— START OF Data in this exercise —

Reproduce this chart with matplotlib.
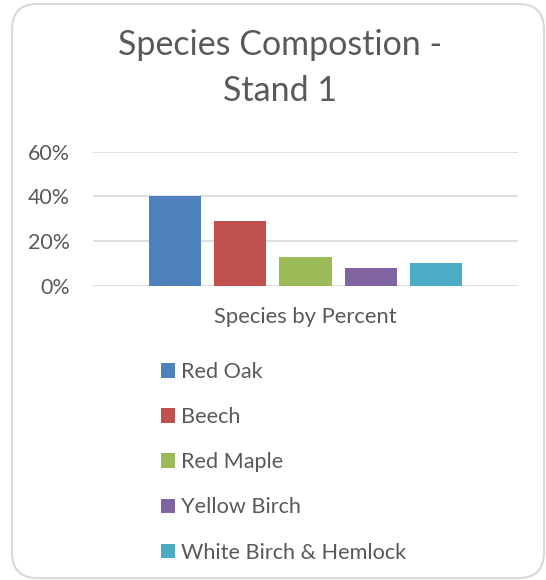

— END OF Data in this exercise —
— START OF Data in this exercise —

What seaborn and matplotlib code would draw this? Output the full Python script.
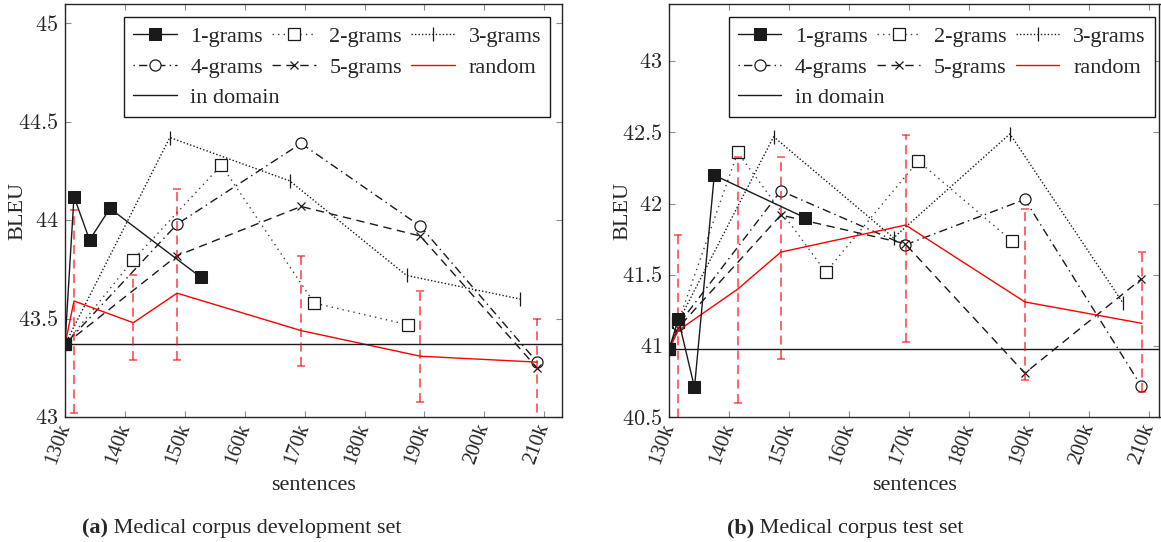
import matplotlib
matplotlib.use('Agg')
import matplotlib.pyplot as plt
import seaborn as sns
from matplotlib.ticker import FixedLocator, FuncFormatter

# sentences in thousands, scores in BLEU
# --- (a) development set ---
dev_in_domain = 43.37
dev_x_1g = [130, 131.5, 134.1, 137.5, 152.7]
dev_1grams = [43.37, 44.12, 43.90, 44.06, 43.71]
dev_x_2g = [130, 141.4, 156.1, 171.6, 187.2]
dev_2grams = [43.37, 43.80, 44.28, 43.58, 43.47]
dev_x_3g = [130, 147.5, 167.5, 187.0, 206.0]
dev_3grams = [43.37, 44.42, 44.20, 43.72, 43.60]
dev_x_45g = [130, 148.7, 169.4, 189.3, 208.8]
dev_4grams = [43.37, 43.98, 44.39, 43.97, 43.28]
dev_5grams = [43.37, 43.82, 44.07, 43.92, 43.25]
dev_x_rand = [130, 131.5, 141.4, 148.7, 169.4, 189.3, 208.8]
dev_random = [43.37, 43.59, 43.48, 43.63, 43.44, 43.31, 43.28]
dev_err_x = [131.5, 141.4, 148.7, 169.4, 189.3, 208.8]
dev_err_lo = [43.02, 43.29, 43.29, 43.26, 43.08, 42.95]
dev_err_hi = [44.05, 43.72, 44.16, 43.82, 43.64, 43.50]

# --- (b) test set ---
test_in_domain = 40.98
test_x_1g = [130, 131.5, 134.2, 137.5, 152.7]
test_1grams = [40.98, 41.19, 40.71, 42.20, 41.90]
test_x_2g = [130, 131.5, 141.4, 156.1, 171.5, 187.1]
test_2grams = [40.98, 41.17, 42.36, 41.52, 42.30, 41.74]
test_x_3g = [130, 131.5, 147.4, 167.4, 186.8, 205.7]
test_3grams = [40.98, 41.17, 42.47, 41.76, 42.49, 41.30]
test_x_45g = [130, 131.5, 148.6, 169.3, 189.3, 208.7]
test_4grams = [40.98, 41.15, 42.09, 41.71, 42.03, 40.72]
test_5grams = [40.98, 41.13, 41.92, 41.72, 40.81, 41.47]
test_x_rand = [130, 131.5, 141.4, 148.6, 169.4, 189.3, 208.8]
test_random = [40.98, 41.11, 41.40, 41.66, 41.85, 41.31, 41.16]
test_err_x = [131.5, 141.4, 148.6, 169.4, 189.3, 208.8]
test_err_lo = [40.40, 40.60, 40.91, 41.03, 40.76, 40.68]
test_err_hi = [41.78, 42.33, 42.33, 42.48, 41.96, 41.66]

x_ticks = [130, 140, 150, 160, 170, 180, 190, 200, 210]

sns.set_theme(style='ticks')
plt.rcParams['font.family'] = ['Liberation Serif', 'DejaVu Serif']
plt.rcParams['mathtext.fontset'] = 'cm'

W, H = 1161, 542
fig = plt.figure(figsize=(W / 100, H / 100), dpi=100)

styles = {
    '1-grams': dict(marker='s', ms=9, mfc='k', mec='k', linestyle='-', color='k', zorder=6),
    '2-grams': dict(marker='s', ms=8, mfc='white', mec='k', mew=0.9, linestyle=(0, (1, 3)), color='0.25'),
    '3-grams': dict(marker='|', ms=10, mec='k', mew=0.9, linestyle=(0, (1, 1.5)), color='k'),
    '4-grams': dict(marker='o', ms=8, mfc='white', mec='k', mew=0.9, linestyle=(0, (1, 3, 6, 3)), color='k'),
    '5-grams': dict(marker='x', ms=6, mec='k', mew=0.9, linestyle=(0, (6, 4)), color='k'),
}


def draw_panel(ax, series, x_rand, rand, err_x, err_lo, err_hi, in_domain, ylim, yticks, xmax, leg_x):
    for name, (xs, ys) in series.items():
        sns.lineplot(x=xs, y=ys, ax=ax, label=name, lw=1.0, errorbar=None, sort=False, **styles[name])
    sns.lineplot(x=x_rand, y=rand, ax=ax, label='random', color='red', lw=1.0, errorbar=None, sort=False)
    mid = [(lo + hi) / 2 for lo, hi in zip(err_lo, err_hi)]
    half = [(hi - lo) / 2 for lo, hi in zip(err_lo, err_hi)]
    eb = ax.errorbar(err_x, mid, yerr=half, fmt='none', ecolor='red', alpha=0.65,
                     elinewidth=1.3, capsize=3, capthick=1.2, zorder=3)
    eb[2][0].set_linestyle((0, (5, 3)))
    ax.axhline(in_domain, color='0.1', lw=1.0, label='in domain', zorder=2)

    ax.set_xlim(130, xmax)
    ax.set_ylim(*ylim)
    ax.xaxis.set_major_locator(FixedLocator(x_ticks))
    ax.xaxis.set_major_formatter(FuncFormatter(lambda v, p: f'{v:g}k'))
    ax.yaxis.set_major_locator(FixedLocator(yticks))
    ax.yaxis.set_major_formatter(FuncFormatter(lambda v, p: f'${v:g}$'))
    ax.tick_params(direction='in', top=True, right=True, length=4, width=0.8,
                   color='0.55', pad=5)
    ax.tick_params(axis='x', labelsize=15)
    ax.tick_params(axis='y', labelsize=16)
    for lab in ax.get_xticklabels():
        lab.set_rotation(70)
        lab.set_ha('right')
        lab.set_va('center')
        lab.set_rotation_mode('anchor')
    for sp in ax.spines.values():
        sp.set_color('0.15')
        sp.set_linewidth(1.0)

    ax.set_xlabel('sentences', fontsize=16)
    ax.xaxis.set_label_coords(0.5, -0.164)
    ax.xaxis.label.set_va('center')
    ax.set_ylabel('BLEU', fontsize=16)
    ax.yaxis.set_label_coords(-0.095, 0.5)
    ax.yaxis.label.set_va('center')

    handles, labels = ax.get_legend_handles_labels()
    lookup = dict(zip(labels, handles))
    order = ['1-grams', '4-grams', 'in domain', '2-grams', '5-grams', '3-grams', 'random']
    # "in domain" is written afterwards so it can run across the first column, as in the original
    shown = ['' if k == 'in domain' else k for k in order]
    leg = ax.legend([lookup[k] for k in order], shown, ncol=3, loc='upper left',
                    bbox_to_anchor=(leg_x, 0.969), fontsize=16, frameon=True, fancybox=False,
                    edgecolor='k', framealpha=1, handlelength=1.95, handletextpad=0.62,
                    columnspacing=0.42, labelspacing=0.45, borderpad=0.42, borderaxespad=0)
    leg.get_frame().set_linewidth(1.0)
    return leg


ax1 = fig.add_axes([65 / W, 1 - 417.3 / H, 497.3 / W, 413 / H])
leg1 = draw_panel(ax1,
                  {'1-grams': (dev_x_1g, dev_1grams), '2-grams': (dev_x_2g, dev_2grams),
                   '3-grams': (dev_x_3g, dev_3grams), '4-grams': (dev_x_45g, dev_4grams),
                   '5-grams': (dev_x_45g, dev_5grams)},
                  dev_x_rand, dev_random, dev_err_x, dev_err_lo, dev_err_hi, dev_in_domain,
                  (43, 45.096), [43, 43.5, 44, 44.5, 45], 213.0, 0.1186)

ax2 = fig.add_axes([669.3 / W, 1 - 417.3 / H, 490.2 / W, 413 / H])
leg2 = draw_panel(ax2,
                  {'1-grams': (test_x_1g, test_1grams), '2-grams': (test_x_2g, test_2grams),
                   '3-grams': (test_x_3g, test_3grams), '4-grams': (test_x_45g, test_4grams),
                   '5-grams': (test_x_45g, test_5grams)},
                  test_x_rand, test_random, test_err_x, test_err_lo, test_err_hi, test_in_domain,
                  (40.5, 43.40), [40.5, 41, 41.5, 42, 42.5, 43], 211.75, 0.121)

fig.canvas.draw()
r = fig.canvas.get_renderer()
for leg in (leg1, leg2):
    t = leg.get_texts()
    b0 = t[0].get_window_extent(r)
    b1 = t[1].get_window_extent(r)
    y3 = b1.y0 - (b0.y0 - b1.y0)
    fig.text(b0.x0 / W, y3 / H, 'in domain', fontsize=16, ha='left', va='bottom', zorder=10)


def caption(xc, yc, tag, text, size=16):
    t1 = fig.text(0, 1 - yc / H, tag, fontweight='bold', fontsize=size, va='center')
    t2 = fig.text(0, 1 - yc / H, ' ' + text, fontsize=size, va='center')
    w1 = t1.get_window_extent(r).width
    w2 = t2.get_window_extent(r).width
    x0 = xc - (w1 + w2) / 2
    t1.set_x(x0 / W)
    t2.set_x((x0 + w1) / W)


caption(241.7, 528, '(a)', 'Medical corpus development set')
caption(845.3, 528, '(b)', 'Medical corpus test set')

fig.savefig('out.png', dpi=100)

— END OF Data in this exercise —
— START OF Data in this exercise —

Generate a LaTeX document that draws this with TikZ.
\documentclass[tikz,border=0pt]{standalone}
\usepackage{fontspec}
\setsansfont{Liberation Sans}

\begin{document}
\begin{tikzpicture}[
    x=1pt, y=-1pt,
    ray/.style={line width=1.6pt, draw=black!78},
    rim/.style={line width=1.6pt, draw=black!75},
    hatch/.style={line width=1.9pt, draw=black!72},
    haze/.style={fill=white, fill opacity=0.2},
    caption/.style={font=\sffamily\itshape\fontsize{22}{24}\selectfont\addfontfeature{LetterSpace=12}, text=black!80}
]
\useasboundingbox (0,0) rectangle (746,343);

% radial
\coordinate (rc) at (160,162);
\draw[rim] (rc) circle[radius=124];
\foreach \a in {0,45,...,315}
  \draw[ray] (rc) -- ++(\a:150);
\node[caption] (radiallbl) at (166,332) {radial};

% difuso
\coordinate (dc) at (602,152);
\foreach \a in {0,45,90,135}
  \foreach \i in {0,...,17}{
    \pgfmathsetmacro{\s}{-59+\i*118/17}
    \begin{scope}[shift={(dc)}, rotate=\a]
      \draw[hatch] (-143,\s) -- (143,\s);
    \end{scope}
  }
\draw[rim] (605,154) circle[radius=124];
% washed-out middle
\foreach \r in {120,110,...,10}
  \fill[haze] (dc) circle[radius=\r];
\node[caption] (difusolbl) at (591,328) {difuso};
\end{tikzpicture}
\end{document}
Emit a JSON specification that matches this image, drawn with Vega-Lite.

— END OF Data in this exercise —

Description of the task: Starting at the line containing "What seaborn and" and stopping after the line containing "dev_err_hi = [44.05, 43.72, 44.16, 43.82, 43.64, 43.50]", give the lines again exactly and leave out every image.

Completed task:
What seaborn and matplotlib code would draw this? Output the full Python script.
import matplotlib
matplotlib.use('Agg')
import matplotlib.pyplot as plt
import seaborn as sns
from matplotlib.ticker import FixedLocator, FuncFormatter

# sentences in thousands, scores in BLEU
# --- (a) development set ---
dev_in_domain = 43.37
dev_x_1g = [130, 131.5, 134.1, 137.5, 152.7]
dev_1grams = [43.37, 44.12, 43.90, 44.06, 43.71]
dev_x_2g = [130, 141.4, 156.1, 171.6, 187.2]
dev_2grams = [43.37, 43.80, 44.28, 43.58, 43.47]
dev_x_3g = [130, 147.5, 167.5, 187.0, 206.0]
dev_3grams = [43.37, 44.42, 44.20, 43.72, 43.60]
dev_x_45g = [130, 148.7, 169.4, 189.3, 208.8]
dev_4grams = [43.37, 43.98, 44.39, 43.97, 43.28]
dev_5grams = [43.37, 43.82, 44.07, 43.92, 43.25]
dev_x_rand = [130, 131.5, 141.4, 148.7, 169.4, 189.3, 208.8]
dev_random = [43.37, 43.59, 43.48, 43.63, 43.44, 43.31, 43.28]
dev_err_x = [131.5, 141.4, 148.7, 169.4, 189.3, 208.8]
dev_err_lo = [43.02, 43.29, 43.29, 43.26, 43.08, 42.95]
dev_err_hi = [44.05, 43.72, 44.16, 43.82, 43.64, 43.50]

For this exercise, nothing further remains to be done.